L’idée est d’ouvrir l’hôtel pendant l’année qui marque le centenaire de la main mise sur la Palestine par les Britanniques dans un endroit qui « est le centre de l’univers » où l’on mange d’excellents falafels, comme il est indiqué sur le site.
Des chambres ciblées. D’un style inimitable, l’hôtel propose plusieurs catégories de chambres. L’Artist est agrémentée d’œuvres d’art réalisées par le Britannique Banksy, le Palestinien Sami Musa et la Canadienne Dominique Petrin. La Scenic offre les meilleures vues sur le mur. La Budget, très économique, est un dortoir aménagé à l’instar d’une baraque militaire israélienne. La Presidential, une suite pouvant être occupée par six personnes, avec de multiples équipements qui vont d’œuvres d’art originales au home cinéma et au jardin sur le toit. Le piano bar est une autre curiosité de l’endroit qui ressuscite un décorum colonial (référence à l’histoire de la Grande-Bretagne) bousculé par quelques détails ironiques, comme les deux caméras de surveillance accrochées au mur en guise de trophées de chasse ou les peintures à l’huile faussement vandalisées. Enfin, comme un encouragement, la boutique mettra en vente des bombes aérosol à l’intention des visiteurs désireux d’exercer leur talent sur le mur.

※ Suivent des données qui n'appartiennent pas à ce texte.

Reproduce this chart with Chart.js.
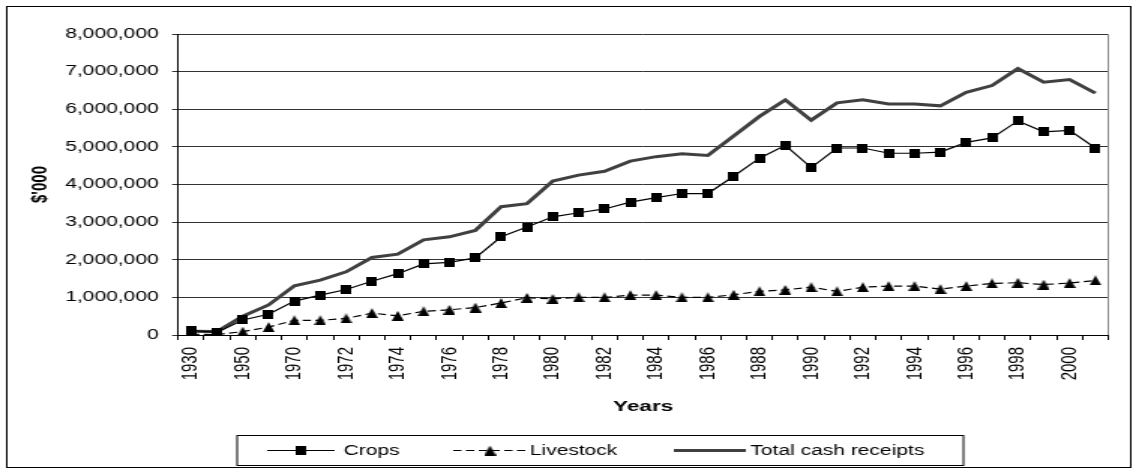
<!DOCTYPE html>
<html>
<head>
<meta charset="utf-8">
<script src="https://cdn.jsdelivr.net/npm/chart.js@4"></script>
<style>
  body { margin: 0; background: #fff; }
  /* the source picture is stretched sideways, so the chart is drawn narrow and widened */
  #wrap { width: 755px; height: 470px; transform: scaleX(1.5007); transform-origin: 0 0; }
</style>
</head>
<body>
<div id="wrap"><canvas id="chart"></canvas></div>
<script>
const years = ['1930','1940','1950','1960','1970','1971','1972','1973','1974','1975','1976','1977',
  '1978','1979','1980','1981','1982','1983','1984','1985','1986','1987','1988','1989','1990',
  '1991','1992','1993','1994','1995','1996','1997','1998','1999','2000','2001'];

const crops = [120000, 70000, 400000, 550000, 900000, 1060000, 1210000, 1430000, 1630000, 1890000,
  1930000, 2050000, 2610000, 2870000, 3140000, 3250000, 3350000, 3530000, 3650000, 3760000,
  3760000, 4220000, 4700000, 5040000, 4450000, 4970000, 4970000, 4830000, 4830000, 4860000,
  5120000, 5240000, 5690000, 5400000, 5440000, 4970000];

const livestock = [20000, 10000, 90000, 210000, 390000, 390000, 440000, 580000, 510000, 630000,
  670000, 730000, 850000, 990000, 960000, 1000000, 1000000, 1060000, 1060000, 1000000,
  1000000, 1070000, 1160000, 1200000, 1270000, 1160000, 1270000, 1300000, 1300000, 1220000,
  1300000, 1370000, 1390000, 1340000, 1380000, 1450000];

const total = [100000, 90000, 500000, 800000, 1310000, 1460000, 1680000, 2060000, 2150000, 2530000,
  2610000, 2780000, 3410000, 3490000, 4090000, 4250000, 4350000, 4620000, 4740000, 4820000,
  4770000, 5290000, 5810000, 6250000, 5710000, 6170000, 6250000, 6140000, 6140000, 6090000,
  6450000, 6630000, 7080000, 6720000, 6790000, 6430000];

const yMax = 8000000;
const yStep = 1000000;

const font = 'Liberation Sans, Arial, sans-serif';

// small marker images (kept narrow because of the sideways stretch)
function marker(w, h, draw) {
  const c = document.createElement('canvas');
  c.width = w; c.height = h;
  const g = c.getContext('2d');
  g.fillStyle = '#000';
  draw(g, w, h);
  return c;
}
const square = marker(7, 9, (g, w, h) => g.fillRect(0, 0, w, h));
const triangle = marker(8, 10, (g, w, h) => {
  g.beginPath(); g.moveTo(w / 2, 0); g.lineTo(w, h); g.lineTo(0, h); g.closePath(); g.fill();
});

const legendItems = [
  { label: 'Crops', color: '#000', width: 1.2, dash: [], img: square, x0: 178, x1: 223, tx: 229 },
  { label: 'Livestock', color: '#000', width: 1.2, dash: [5.5, 3], img: triangle, x0: 302, x1: 351, tx: 353 },
  { label: 'Total cash receipts', color: '#404040', width: 3, dash: [], img: null, x0: 449, x1: 497, tx: 500 }
];

const frame = {
  id: 'frame',
  beforeDatasetsDraw(chart) {
    const a = chart.chartArea, ctx = chart.ctx;
    ctx.save();
    ctx.strokeStyle = '#888';
    ctx.lineWidth = 1;
    ctx.beginPath();
    ctx.moveTo(Math.round(a.right) - 0.5, a.top);
    ctx.lineTo(Math.round(a.right) - 0.5, a.bottom);
    ctx.stroke();
    ctx.restore();
  },
  afterDraw(chart) {
    const ctx = chart.ctx;
    ctx.save();
    ctx.strokeStyle = '#000';
    ctx.lineWidth = 1;
    ctx.strokeRect(4.5, 6.5, 749, 461);
    ctx.strokeRect(158, 435.5, 484, 30);

    const y = 450.5;
    ctx.font = '14px ' + font;
    ctx.textBaseline = 'middle';
    ctx.fillStyle = '#000';
    legendItems.forEach(it => {
      ctx.strokeStyle = it.color;
      ctx.lineWidth = it.width;
      ctx.setLineDash(it.dash);
      ctx.beginPath();
      ctx.moveTo(it.x0, y);
      ctx.lineTo(it.x1, y);
      ctx.stroke();
      if (it.img) {
        const mx = (it.x0 + it.x1) / 2;
        ctx.drawImage(it.img, mx - it.img.width / 2, y - it.img.height / 2);
      }
      ctx.fillText(it.label, it.tx, y + 1);
    });
    ctx.restore();
  }
};

new Chart(document.getElementById('chart'), {
  type: 'line',
  data: {
    labels: years,
    datasets: [
      { label: 'Crops', data: crops, borderColor: '#000', borderWidth: 1.2,
        pointStyle: square, pointRadius: 5, tension: 0 },
      { label: 'Livestock', data: livestock, borderColor: '#000', borderWidth: 1.2,
        borderDash: [5.5, 3], pointStyle: triangle, pointRadius: 5, tension: 0 },
      { label: 'Total cash receipts', data: total, borderColor: '#404040', borderWidth: 3,
        pointRadius: 0, tension: 0 }
    ]
  },
  options: {
    responsive: true,
    maintainAspectRatio: false,
    animation: false,
    layout: { padding: { left: 14, right: 5.7, top: 34, bottom: 50 } },
    plugins: { legend: { display: false }, tooltip: { enabled: false } },
    scales: {
      x: {
        offset: true,
        grid: { offset: true, drawOnChartArea: false, tickLength: 5, color: '#000' },
        border: { color: '#000' },
        ticks: {
          autoSkip: false, minRotation: 90, maxRotation: 90, padding: 7,
          color: '#000', font: { family: font, size: 15 },
          callback: (v, i) => i % 2 === 0 ? years[i] : ''
        },
        title: { display: true, text: 'Years', color: '#000',
          font: { family: font, size: 15, weight: 'bold' }, padding: { top: 0, bottom: 4 } },
        afterFit: s => { s.height = 85; }
      },
      y: {
        min: 0, max: yMax,
        grid: { color: '#333', tickLength: 4 },
        border: { color: '#000' },
        ticks: {
          stepSize: yStep, padding: 9, color: '#000', font: { family: font, size: 14 },
          callback: v => v.toLocaleString('en-US')
        },
        title: { display: true, text: "$'000", color: '#000',
          font: { family: font, size: 15, weight: 'bold' }, padding: { top: 4, bottom: 4 } },
        afterFit: s => { s.width = 104.7; }
      }
    }
  },
  plugins: [frame]
});
</script>
</body>
</html>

Les réservations seront possibles à partir du 11 mars. À cette date, le musée de l’hôtel, consacré à l’histoire du mur, et sa galerie d’art, dédiée à des expositions d’artistes émergents, seront ouverts à la curiosité des non-résidents, chaque jour de 11h à 19h30 et le piano-bar, de 11h à 22h. L’hôtel, inauguré par un concert donné le 4 mars par Ramzi Shomali et le so british Elton John, programmera des soirées musicales. La prochaine, le 13 mars, sera assurée par le Dj britannique Fatboy Slim.
L’hôtel sera également doté d’un espace d’expositions pour sa collection, composée d’œuvres d’artistes palestiniens de ces vingt dernières années, notamment des peintures de Sliman Mansour.
L’initiative de Banksy a l’audace de mettre devant les yeux du public, au sens littéral ici, un mur de séparation qui, depuis des années, est le théâtre d’un conflit qui a fait des milliers de victimes. Nous saurons plus tard si on y dort en toute sérénité.